You may have been able to tell from the pictures of the tree clearing that we left pretty hefty stumps above ground -- the majority were at least four feet tall. We haven't been quite sure what to do with stumps (and have been thinking about it for a while, given that we knew about the need to remove them almost from the moment that we bought the lot).
You can imagine our relief, then, when our contractor, Davido, called one morning and offered to bring an excavator around to dig them out.
Turns out that Davido was working on another job in the area that required this, and he and the excavation sub-contractor were able to save us some transportation costs by bring this bad boy over to the lot this week.
We are a bit saddened that we weren't around for the actual stump pulling. I bet it was exciting, with that bucket and thumb tearing away at the stumps. (It's so awesome to see heavy gear on our lot -- gives us hope that maybe someday we'll actually get a permit!)
We stopped by at lunch time of the second day of removal and the lot looked like this already.

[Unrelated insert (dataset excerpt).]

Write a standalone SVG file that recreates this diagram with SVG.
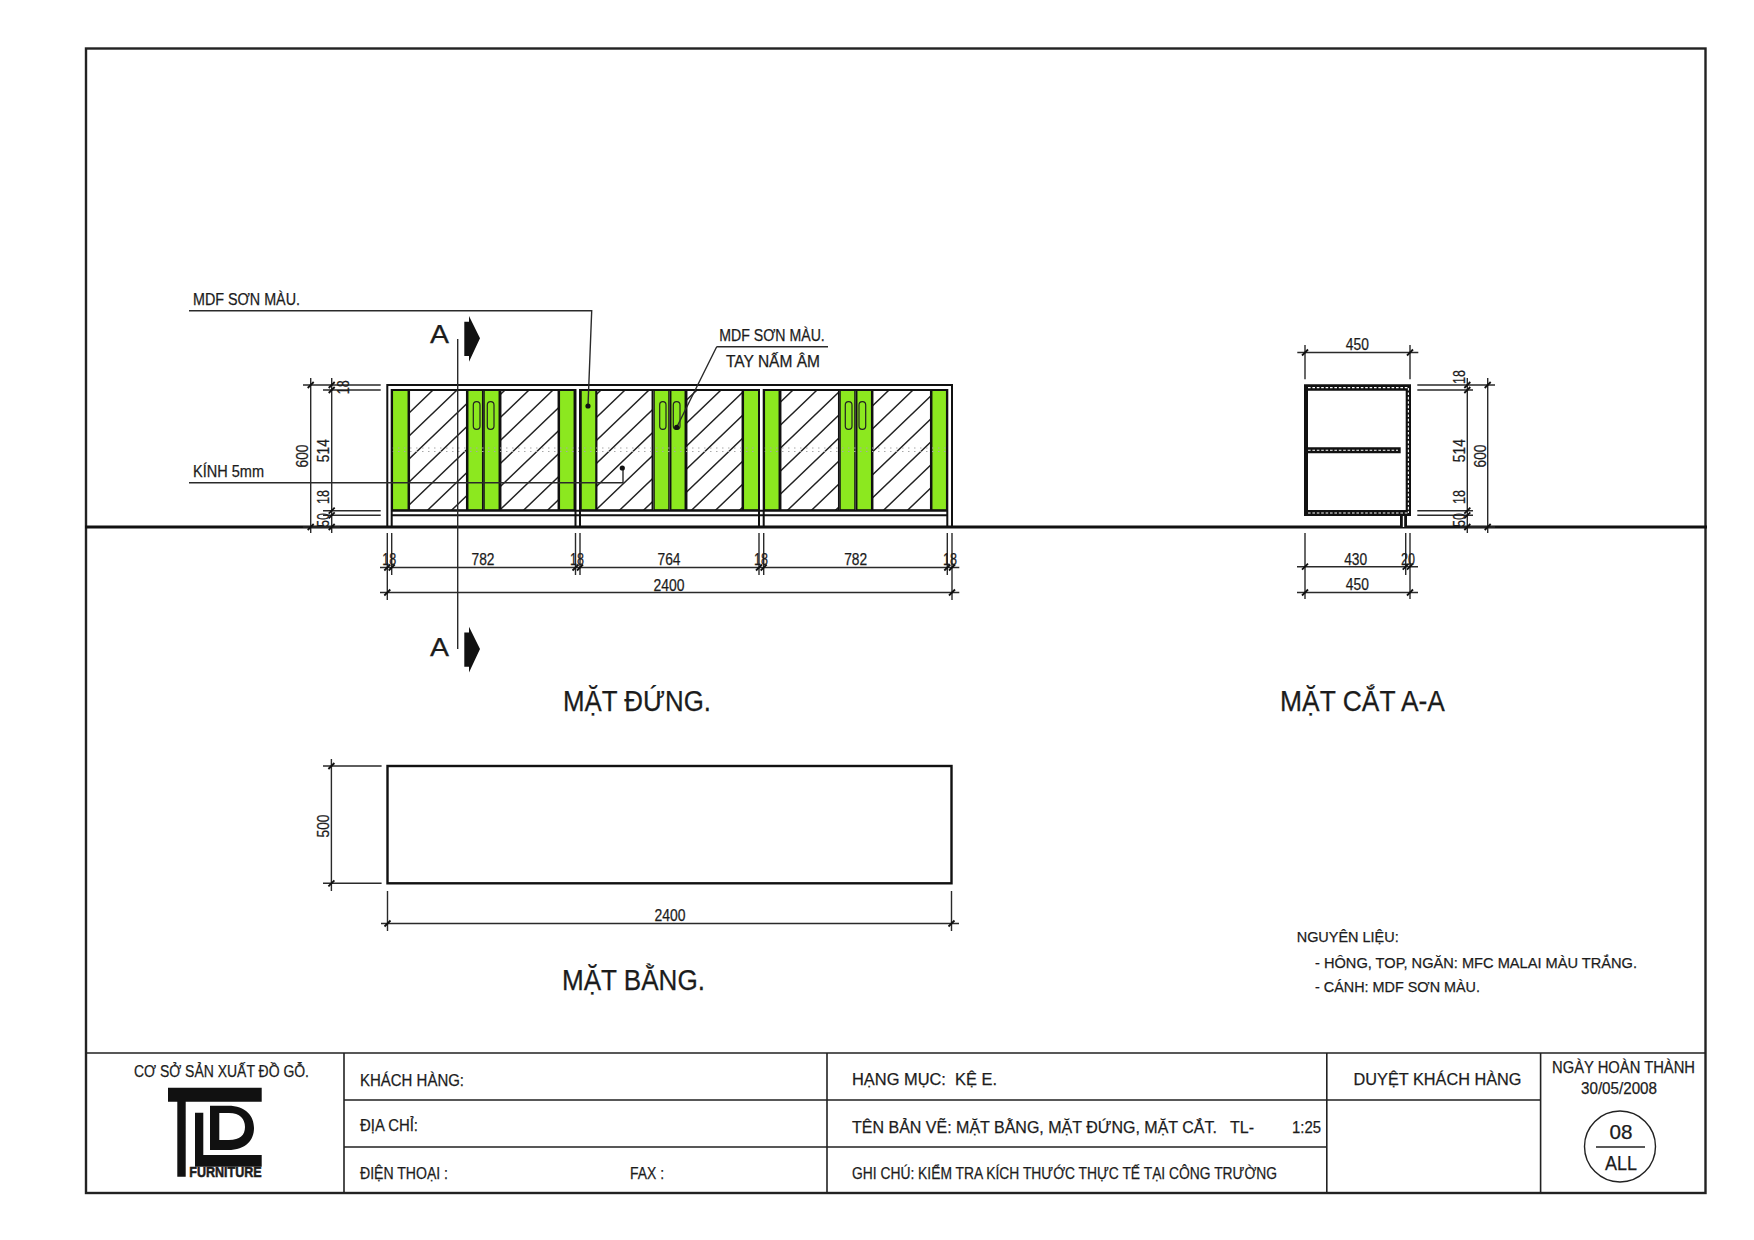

And although the stump removal wasn't free/cheap, it took them only a couple of hours to get everything cleared.
Compared to the DIY options (trimming the stumps to level ground with another round of chainsaw action, then renting a stump grinder, tackling the 12+ stumps on our own), this method was priceless.
And, we're still waiting for a building permit. If I can paraphrase a bad piece of religious folklore: No one ever told us it would be fast. Only that it would be worth it.